If you're not covered by SIPC (FDIC is only for banks) in the event that your securities have been lent, then anyone with a margin account at any broker is at risk. If you have a margin account, in almost every case you've also agreed to allow the broker to lend your shares. In the vast majority of cases you don't even know when "your" shares have been lent and you're not compensated (of course in reality the broker holds all the shares under a street name in a big pool and just lends out of that pool). That means that all of us with margin accounts could have a large number of our stocks that have been lent, and not even know it. Signing up for the yield enhancement program doesn't change that at all, you'd be at the same risk simply because you have a margin account.I *THINK* and I can be wrong here:
You are 100% FDIC/SIPC covered for stock positions up to 500k.
I *THINK* you are NOT covered for the positions that are LENT OUT.

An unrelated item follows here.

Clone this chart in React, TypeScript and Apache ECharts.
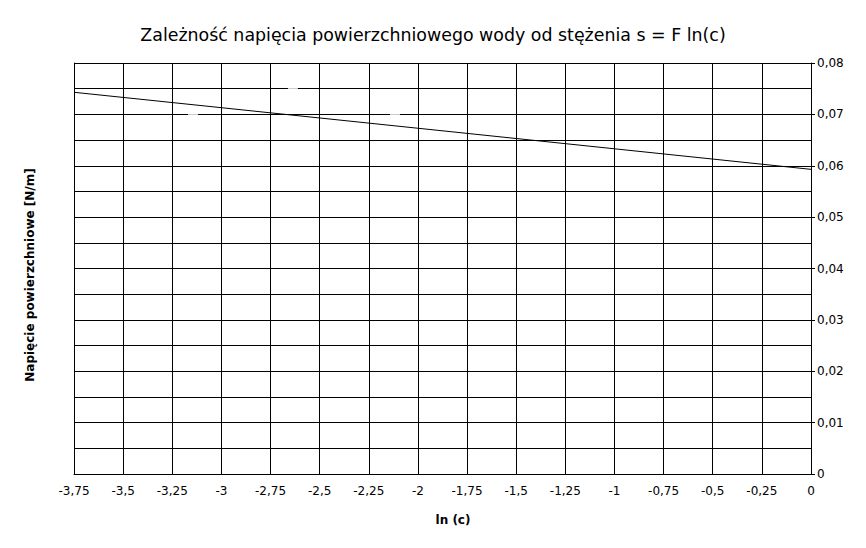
import React, { useEffect, useRef } from "react";
import * as echarts from "echarts";

// Measured points: ln(c) and surface tension [N/m]
const lnC = [-3.144, -2.636, -2.117];
const tension = [0.0701, 0.0749, 0.0701];

// Fitted line s = a + F ln(c), evaluated at the axis ends
const fitX = [-3.75, 0];
const fitY = [0.0743, 0.0593];

const FONT = "DejaVu Sans, Verdana, sans-serif";

const fmt = (v: number) => {
  const n = Number(v.toFixed(3));
  return String(n).replace(".", ",");
};

export default function App() {
  const ref = useRef<HTMLDivElement>(null);

  useEffect(() => {
    if (!ref.current) return;
    const chart = echarts.init(ref.current, null, { renderer: "svg" });
    chart.setOption({
      animation: false,
      backgroundColor: "#ffffff",
      textStyle: { fontFamily: FONT },
      title: {
        text: "Zależność napięcia powierzchniowego wody od stężenia s = F ln(c)",
        left: "center",
        top: 21,
        textStyle: { fontFamily: FONT, fontSize: 17.4, fontWeight: "normal", color: "#000" },
      },
      grid: { left: 74, right: 55, top: 63, bottom: 74 },
      xAxis: {
        type: "value",
        min: -3.75,
        max: 0,
        interval: 0.25,
        axisLine: { show: true, onZero: false, lineStyle: { color: "#000", width: 1 } },
        axisTick: { show: false },
        axisLabel: { color: "#000", fontSize: 12, fontFamily: FONT, margin: 11, formatter: fmt },
        splitLine: { show: true, lineStyle: { color: "#000", width: 1 } },
      },
      yAxis: [
        {
          type: "value",
          position: "right",
          min: 0,
          max: 0.08,
          interval: 0.01,
          axisLine: { show: true, lineStyle: { color: "#000", width: 1 } },
          axisTick: { show: true, length: 4, lineStyle: { color: "#000" } },
          axisLabel: { color: "#000", fontSize: 12, fontFamily: FONT, margin: 6, formatter: fmt },
          splitLine: { show: true, lineStyle: { color: "#000", width: 1 } },
          minorTick: { show: false, splitNumber: 2 },
          minorSplitLine: { show: true, lineStyle: { color: "#000", width: 1 } },
        },
        {
          type: "value",
          position: "left",
          min: 0,
          max: 0.08,
          interval: 0.01,
          axisLine: { show: true, lineStyle: { color: "#000", width: 1 } },
          axisTick: { show: false },
          axisLabel: { show: false },
          splitLine: { show: false },
        },
      ],
      graphic: [
        {
          type: "text",
          x: 453,
          y: 520,
          style: {
            text: "ln (c)",
            fontFamily: FONT,
            fontSize: 12,
            fontWeight: "bold",
            fill: "#000",
            align: "center",
            verticalAlign: "middle",
          },
        },
        {
          type: "text",
          x: 30,
          y: 275,
          rotation: Math.PI / 2,
          style: {
            text: "Napięcie powierzchniowe [N/m]",
            fontFamily: FONT,
            fontSize: 12,
            fontWeight: "bold",
            fill: "#000",
            align: "center",
            verticalAlign: "middle",
          },
        },
      ],
      series: [
        {
          type: "line",
          data: fitX.map((x, i) => [x, fitY[i]]),
          showSymbol: false,
          lineStyle: { color: "#000", width: 1 },
          z: 3,
        },
        {
          type: "scatter",
          data: lnC.map((x, i) => [x, tension[i]]),
          symbol: "rect",
          symbolSize: [10, 3],
          itemStyle: { color: "#ffffff" },
          z: 2,
        },
      ],
    });
    return () => chart.dispose();
  }, []);

  return (
    <div
      ref={ref}
      style={{ position: "fixed", left: 0, top: 0, width: 866, height: 548 }}
    />
  );
}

Note: There should be little concern about a company like IB going bust and loosing the ability to reclaim your lent out stocks. But still risk... ergo, I wonder why one would do this.
That said, from my research the real risk is if the firm your stocks were lent to went under, i.e. if IB lent stock to PFGBest, when PFGBest went bankrupt IB became an unsecured creditor in the back to of the line to receive those securities back, behind all of PFGBest's actual customers. In most cases IB would just eat that loss and you as a customer wouldn't even know about it. In fact they make so much off the cash cow of lending fees that they can afford to have a counterparty go bust every year or so and still break even, but I suppose if it happens to someone big enough with enough shorts it could have a domino effect.